-------- RECORDED INFORMATION
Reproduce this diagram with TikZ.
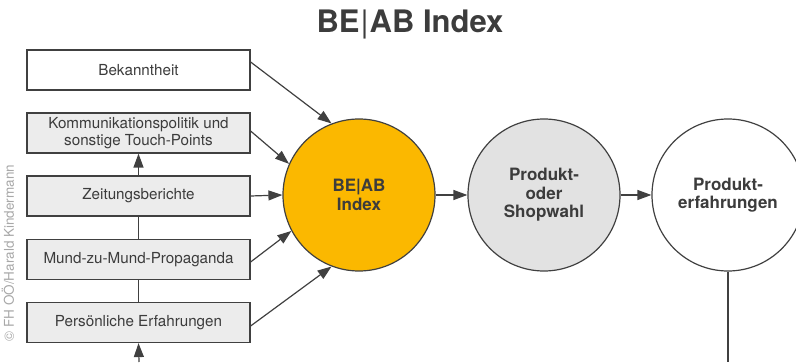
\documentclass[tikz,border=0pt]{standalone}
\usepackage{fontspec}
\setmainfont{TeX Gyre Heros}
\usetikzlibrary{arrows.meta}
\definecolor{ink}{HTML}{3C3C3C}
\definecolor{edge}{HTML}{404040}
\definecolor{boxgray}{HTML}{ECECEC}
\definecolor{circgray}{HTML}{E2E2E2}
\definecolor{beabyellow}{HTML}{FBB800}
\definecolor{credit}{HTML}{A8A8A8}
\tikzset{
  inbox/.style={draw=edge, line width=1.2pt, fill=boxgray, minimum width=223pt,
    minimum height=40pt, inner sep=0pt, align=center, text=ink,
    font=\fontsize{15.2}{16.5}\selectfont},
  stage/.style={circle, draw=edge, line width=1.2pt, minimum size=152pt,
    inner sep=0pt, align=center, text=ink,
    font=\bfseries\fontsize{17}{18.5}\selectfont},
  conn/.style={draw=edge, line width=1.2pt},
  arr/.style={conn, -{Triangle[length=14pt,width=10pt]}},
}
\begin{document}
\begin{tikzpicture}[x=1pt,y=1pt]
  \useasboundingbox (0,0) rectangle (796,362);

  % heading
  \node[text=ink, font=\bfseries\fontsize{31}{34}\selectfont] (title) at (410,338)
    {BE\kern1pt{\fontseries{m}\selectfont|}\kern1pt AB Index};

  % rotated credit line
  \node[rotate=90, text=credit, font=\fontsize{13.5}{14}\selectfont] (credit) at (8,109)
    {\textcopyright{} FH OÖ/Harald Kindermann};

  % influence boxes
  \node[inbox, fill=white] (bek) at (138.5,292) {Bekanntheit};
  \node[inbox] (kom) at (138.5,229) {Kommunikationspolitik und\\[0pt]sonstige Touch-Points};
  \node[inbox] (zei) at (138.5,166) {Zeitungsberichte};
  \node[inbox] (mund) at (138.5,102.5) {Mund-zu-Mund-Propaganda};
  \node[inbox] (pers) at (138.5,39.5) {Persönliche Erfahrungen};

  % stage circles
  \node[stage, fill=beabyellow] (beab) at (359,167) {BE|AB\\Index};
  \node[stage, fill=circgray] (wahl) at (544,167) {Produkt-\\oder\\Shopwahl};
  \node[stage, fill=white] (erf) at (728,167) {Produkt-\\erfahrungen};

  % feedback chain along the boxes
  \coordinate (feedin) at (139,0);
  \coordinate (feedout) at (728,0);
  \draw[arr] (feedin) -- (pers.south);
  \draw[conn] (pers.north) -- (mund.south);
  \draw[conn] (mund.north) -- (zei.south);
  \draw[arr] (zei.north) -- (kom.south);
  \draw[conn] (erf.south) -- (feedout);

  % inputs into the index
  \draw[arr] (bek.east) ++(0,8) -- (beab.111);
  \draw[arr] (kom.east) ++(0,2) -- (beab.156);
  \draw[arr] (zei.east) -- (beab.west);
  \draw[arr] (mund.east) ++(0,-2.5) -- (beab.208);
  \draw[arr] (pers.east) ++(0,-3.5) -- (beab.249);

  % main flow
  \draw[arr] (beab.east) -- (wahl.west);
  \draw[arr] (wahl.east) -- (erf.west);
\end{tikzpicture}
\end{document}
----------------
▸ GIVEN TASK:
Omit the pictures and give the material again, exactly and in full.

▸ TASK ANSWER:
Reproduce this diagram with TikZ.
\documentclass[tikz,border=0pt]{standalone}
\usepackage{fontspec}
\setmainfont{TeX Gyre Heros}
\usetikzlibrary{arrows.meta}
\definecolor{ink}{HTML}{3C3C3C}
\definecolor{edge}{HTML}{404040}
\definecolor{boxgray}{HTML}{ECECEC}
\definecolor{circgray}{HTML}{E2E2E2}
\definecolor{beabyellow}{HTML}{FBB800}
\definecolor{credit}{HTML}{A8A8A8}
\tikzset{
  inbox/.style={draw=edge, line width=1.2pt, fill=boxgray, minimum width=223pt,
    minimum height=40pt, inner sep=0pt, align=center, text=ink,
    font=\fontsize{15.2}{16.5}\selectfont},
  stage/.style={circle, draw=edge, line width=1.2pt, minimum size=152pt,
    inner sep=0pt, align=center, text=ink,
    font=\bfseries\fontsize{17}{18.5}\selectfont},
  conn/.style={draw=edge, line width=1.2pt},
  arr/.style={conn, -{Triangle[length=14pt,width=10pt]}},
}
\begin{document}
\begin{tikzpicture}[x=1pt,y=1pt]
  \useasboundingbox (0,0) rectangle (796,362);

  % heading
  \node[text=ink, font=\bfseries\fontsize{31}{34}\selectfont] (title) at (410,338)
    {BE\kern1pt{\fontseries{m}\selectfont|}\kern1pt AB Index};

  % rotated credit line
  \node[rotate=90, text=credit, font=\fontsize{13.5}{14}\selectfont] (credit) at (8,109)
    {\textcopyright{} FH OÖ/Harald Kindermann};

  % influence boxes
  \node[inbox, fill=white] (bek) at (138.5,292) {Bekanntheit};
  \node[inbox] (kom) at (138.5,229) {Kommunikationspolitik und\\[0pt]sonstige Touch-Points};
  \node[inbox] (zei) at (138.5,166) {Zeitungsberichte};
  \node[inbox] (mund) at (138.5,102.5) {Mund-zu-Mund-Propaganda};
  \node[inbox] (pers) at (138.5,39.5) {Persönliche Erfahrungen};

  % stage circles
  \node[stage, fill=beabyellow] (beab) at (359,167) {BE|AB\\Index};
  \node[stage, fill=circgray] (wahl) at (544,167) {Produkt-\\oder\\Shopwahl};
  \node[stage, fill=white] (erf) at (728,167) {Produkt-\\erfahrungen};

  % feedback chain along the boxes
  \coordinate (feedin) at (139,0);
  \coordinate (feedout) at (728,0);
  \draw[arr] (feedin) -- (pers.south);
  \draw[conn] (pers.north) -- (mund.south);
  \draw[conn] (mund.north) -- (zei.south);
  \draw[arr] (zei.north) -- (kom.south);
  \draw[conn] (erf.south) -- (feedout);

  % inputs into the index
  \draw[arr] (bek.east) ++(0,8) -- (beab.111);
  \draw[arr] (kom.east) ++(0,2) -- (beab.156);
  \draw[arr] (zei.east) -- (beab.west);
  \draw[arr] (mund.east) ++(0,-2.5) -- (beab.208);
  \draw[arr] (pers.east) ++(0,-3.5) -- (beab.249);

  % main flow
  \draw[arr] (beab.east) -- (wahl.west);
  \draw[arr] (wahl.east) -- (erf.west);
\end{tikzpicture}
\end{document}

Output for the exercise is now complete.